DATA SECTION:
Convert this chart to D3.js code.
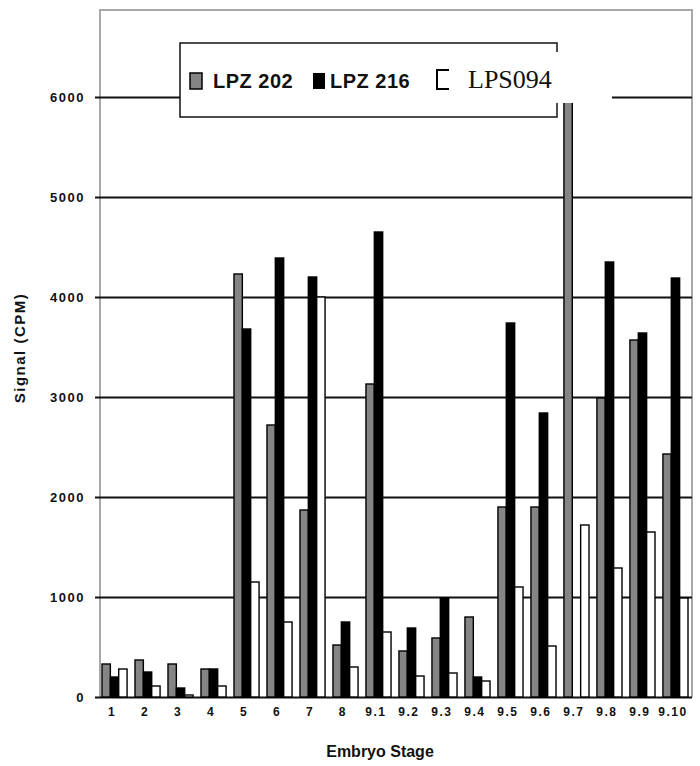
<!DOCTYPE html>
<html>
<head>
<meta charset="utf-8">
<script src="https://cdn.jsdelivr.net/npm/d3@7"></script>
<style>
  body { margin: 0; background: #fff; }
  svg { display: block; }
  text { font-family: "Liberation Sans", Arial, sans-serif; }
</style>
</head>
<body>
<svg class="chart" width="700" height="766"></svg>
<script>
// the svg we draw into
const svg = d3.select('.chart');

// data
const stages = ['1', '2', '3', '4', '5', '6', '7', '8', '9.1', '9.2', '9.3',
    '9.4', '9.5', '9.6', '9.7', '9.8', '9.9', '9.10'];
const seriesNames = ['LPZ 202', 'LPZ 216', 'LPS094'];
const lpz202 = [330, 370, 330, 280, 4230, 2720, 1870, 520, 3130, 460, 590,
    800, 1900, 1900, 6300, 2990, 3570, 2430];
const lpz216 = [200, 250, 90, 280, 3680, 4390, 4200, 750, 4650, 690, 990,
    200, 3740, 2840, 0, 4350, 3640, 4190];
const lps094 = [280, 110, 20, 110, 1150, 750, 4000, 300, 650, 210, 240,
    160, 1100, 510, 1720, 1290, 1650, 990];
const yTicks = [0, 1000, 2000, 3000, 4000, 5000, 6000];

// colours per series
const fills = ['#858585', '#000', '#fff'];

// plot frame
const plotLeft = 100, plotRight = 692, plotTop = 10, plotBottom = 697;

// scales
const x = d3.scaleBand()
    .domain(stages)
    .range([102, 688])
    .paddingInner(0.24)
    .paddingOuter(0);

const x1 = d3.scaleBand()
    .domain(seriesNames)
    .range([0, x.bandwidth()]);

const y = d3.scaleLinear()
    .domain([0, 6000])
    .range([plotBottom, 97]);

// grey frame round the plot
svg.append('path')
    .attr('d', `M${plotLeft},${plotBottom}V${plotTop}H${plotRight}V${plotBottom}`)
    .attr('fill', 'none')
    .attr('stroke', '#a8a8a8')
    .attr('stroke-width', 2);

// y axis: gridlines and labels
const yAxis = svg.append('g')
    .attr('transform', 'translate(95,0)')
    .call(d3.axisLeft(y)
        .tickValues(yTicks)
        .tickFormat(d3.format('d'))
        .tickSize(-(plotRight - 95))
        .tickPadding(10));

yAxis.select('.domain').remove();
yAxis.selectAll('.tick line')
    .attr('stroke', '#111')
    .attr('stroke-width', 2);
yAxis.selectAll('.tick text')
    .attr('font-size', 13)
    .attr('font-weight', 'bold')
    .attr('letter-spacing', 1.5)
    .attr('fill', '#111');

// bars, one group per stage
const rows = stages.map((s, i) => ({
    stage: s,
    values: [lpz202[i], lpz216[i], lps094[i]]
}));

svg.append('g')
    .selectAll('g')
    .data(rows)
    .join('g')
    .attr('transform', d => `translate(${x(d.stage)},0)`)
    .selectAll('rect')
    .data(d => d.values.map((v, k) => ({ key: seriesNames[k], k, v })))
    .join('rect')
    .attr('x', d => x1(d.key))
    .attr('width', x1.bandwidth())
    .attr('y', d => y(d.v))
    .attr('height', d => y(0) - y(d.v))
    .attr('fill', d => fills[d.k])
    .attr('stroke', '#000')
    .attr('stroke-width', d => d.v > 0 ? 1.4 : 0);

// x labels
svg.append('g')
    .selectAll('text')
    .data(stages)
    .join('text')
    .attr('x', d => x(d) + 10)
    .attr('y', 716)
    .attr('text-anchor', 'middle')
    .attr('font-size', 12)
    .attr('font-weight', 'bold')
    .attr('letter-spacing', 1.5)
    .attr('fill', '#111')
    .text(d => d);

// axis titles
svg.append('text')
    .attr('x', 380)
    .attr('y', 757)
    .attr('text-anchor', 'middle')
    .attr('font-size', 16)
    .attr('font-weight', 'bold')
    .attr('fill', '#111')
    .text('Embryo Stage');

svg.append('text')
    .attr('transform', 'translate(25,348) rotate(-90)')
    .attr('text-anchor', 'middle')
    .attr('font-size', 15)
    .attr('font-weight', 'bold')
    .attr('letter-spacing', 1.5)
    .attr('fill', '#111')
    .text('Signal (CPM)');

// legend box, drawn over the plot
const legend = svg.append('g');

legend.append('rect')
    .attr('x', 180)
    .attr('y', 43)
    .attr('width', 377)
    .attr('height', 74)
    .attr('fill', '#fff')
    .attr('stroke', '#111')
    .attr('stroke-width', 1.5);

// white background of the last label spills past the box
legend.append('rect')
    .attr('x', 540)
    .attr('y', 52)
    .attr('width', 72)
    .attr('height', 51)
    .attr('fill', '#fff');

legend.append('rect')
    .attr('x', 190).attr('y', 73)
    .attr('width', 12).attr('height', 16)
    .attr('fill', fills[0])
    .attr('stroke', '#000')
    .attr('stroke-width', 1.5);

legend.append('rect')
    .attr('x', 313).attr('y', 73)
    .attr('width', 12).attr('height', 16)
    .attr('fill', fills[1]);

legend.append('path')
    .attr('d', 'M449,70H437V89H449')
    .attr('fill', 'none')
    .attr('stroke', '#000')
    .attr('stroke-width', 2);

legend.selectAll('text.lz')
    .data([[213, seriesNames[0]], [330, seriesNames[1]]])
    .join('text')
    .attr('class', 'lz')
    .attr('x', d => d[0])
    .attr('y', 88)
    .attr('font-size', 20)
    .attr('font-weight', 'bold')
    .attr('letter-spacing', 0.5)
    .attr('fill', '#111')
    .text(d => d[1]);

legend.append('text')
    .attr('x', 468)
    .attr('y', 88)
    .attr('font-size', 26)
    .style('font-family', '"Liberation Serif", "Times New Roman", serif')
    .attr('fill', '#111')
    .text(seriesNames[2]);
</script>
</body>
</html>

GIVEN REQUEST: Without including any pictures, reproduce the listing exactly.

RESULT OF THE EXERCISE:
Convert this chart to D3.js code.
<!DOCTYPE html>
<html>
<head>
<meta charset="utf-8">
<script src="https://cdn.jsdelivr.net/npm/d3@7"></script>
<style>
  body { margin: 0; background: #fff; }
  svg { display: block; }
  text { font-family: "Liberation Sans", Arial, sans-serif; }
</style>
</head>
<body>
<svg class="chart" width="700" height="766"></svg>
<script>
// the svg we draw into
const svg = d3.select('.chart');

// data
const stages = ['1', '2', '3', '4', '5', '6', '7', '8', '9.1', '9.2', '9.3',
    '9.4', '9.5', '9.6', '9.7', '9.8', '9.9', '9.10'];
const seriesNames = ['LPZ 202', 'LPZ 216', 'LPS094'];
const lpz202 = [330, 370, 330, 280, 4230, 2720, 1870, 520, 3130, 460, 590,
    800, 1900, 1900, 6300, 2990, 3570, 2430];
const lpz216 = [200, 250, 90, 280, 3680, 4390, 4200, 750, 4650, 690, 990,
    200, 3740, 2840, 0, 4350, 3640, 4190];
const lps094 = [280, 110, 20, 110, 1150, 750, 4000, 300, 650, 210, 240,
    160, 1100, 510, 1720, 1290, 1650, 990];
const yTicks = [0, 1000, 2000, 3000, 4000, 5000, 6000];

// colours per series
const fills = ['#858585', '#000', '#fff'];

// plot frame
const plotLeft = 100, plotRight = 692, plotTop = 10, plotBottom = 697;

// scales
const x = d3.scaleBand()
    .domain(stages)
    .range([102, 688])
    .paddingInner(0.24)
    .paddingOuter(0);

const x1 = d3.scaleBand()
    .domain(seriesNames)
    .range([0, x.bandwidth()]);

const y = d3.scaleLinear()
    .domain([0, 6000])
    .range([plotBottom, 97]);

// grey frame round the plot
svg.append('path')
    .attr('d', `M${plotLeft},${plotBottom}V${plotTop}H${plotRight}V${plotBottom}`)
    .attr('fill', 'none')
    .attr('stroke', '#a8a8a8')
    .attr('stroke-width', 2);

// y axis: gridlines and labels
const yAxis = svg.append('g')
    .attr('transform', 'translate(95,0)')
    .call(d3.axisLeft(y)
        .tickValues(yTicks)
        .tickFormat(d3.format('d'))
        .tickSize(-(plotRight - 95))
        .tickPadding(10));

yAxis.select('.domain').remove();
yAxis.selectAll('.tick line')
    .attr('stroke', '#111')
    .attr('stroke-width', 2);
yAxis.selectAll('.tick text')
    .attr('font-size', 13)
    .attr('font-weight', 'bold')
    .attr('letter-spacing', 1.5)
    .attr('fill', '#111');

// bars, one group per stage
const rows = stages.map((s, i) => ({
    stage: s,
    values: [lpz202[i], lpz216[i], lps094[i]]
}));

svg.append('g')
    .selectAll('g')
    .data(rows)
    .join('g')
    .attr('transform', d => `translate(${x(d.stage)},0)`)
    .selectAll('rect')
    .data(d => d.values.map((v, k) => ({ key: seriesNames[k], k, v })))
    .join('rect')
    .attr('x', d => x1(d.key))
    .attr('width', x1.bandwidth())
    .attr('y', d => y(d.v))
    .attr('height', d => y(0) - y(d.v))
    .attr('fill', d => fills[d.k])
    .attr('stroke', '#000')
    .attr('stroke-width', d => d.v > 0 ? 1.4 : 0);

// x labels
svg.append('g')
    .selectAll('text')
    .data(stages)
    .join('text')
    .attr('x', d => x(d) + 10)
    .attr('y', 716)
    .attr('text-anchor', 'middle')
    .attr('font-size', 12)
    .attr('font-weight', 'bold')
    .attr('letter-spacing', 1.5)
    .attr('fill', '#111')
    .text(d => d);

// axis titles
svg.append('text')
    .attr('x', 380)
    .attr('y', 757)
    .attr('text-anchor', 'middle')
    .attr('font-size', 16)
    .attr('font-weight', 'bold')
    .attr('fill', '#111')
    .text('Embryo Stage');

svg.append('text')
    .attr('transform', 'translate(25,348) rotate(-90)')
    .attr('text-anchor', 'middle')
    .attr('font-size', 15)
    .attr('font-weight', 'bold')
    .attr('letter-spacing', 1.5)
    .attr('fill', '#111')
    .text('Signal (CPM)');

// legend box, drawn over the plot
const legend = svg.append('g');

legend.append('rect')
    .attr('x', 180)
    .attr('y', 43)
    .attr('width', 377)
    .attr('height', 74)
    .attr('fill', '#fff')
    .attr('stroke', '#111')
    .attr('stroke-width', 1.5);

// white background of the last label spills past the box
legend.append('rect')
    .attr('x', 540)
    .attr('y', 52)
    .attr('width', 72)
    .attr('height', 51)
    .attr('fill', '#fff');

legend.append('rect')
    .attr('x', 190).attr('y', 73)
    .attr('width', 12).attr('height', 16)
    .attr('fill', fills[0])
    .attr('stroke', '#000')
    .attr('stroke-width', 1.5);

legend.append('rect')
    .attr('x', 313).attr('y', 73)
    .attr('width', 12).attr('height', 16)
    .attr('fill', fills[1]);

legend.append('path')
    .attr('d', 'M449,70H437V89H449')
    .attr('fill', 'none')
    .attr('stroke', '#000')
    .attr('stroke-width', 2);

legend.selectAll('text.lz')
    .data([[213, seriesNames[0]], [330, seriesNames[1]]])
    .join('text')
    .attr('class', 'lz')
    .attr('x', d => d[0])
    .attr('y', 88)
    .attr('font-size', 20)
    .attr('font-weight', 'bold')
    .attr('letter-spacing', 0.5)
    .attr('fill', '#111')
    .text(d => d[1]);

legend.append('text')
    .attr('x', 468)
    .attr('y', 88)
    .attr('font-size', 26)
    .style('font-family', '"Liberation Serif", "Times New Roman", serif')
    .attr('fill', '#111')
    .text(seriesNames[2]);
</script>
</body>
</html>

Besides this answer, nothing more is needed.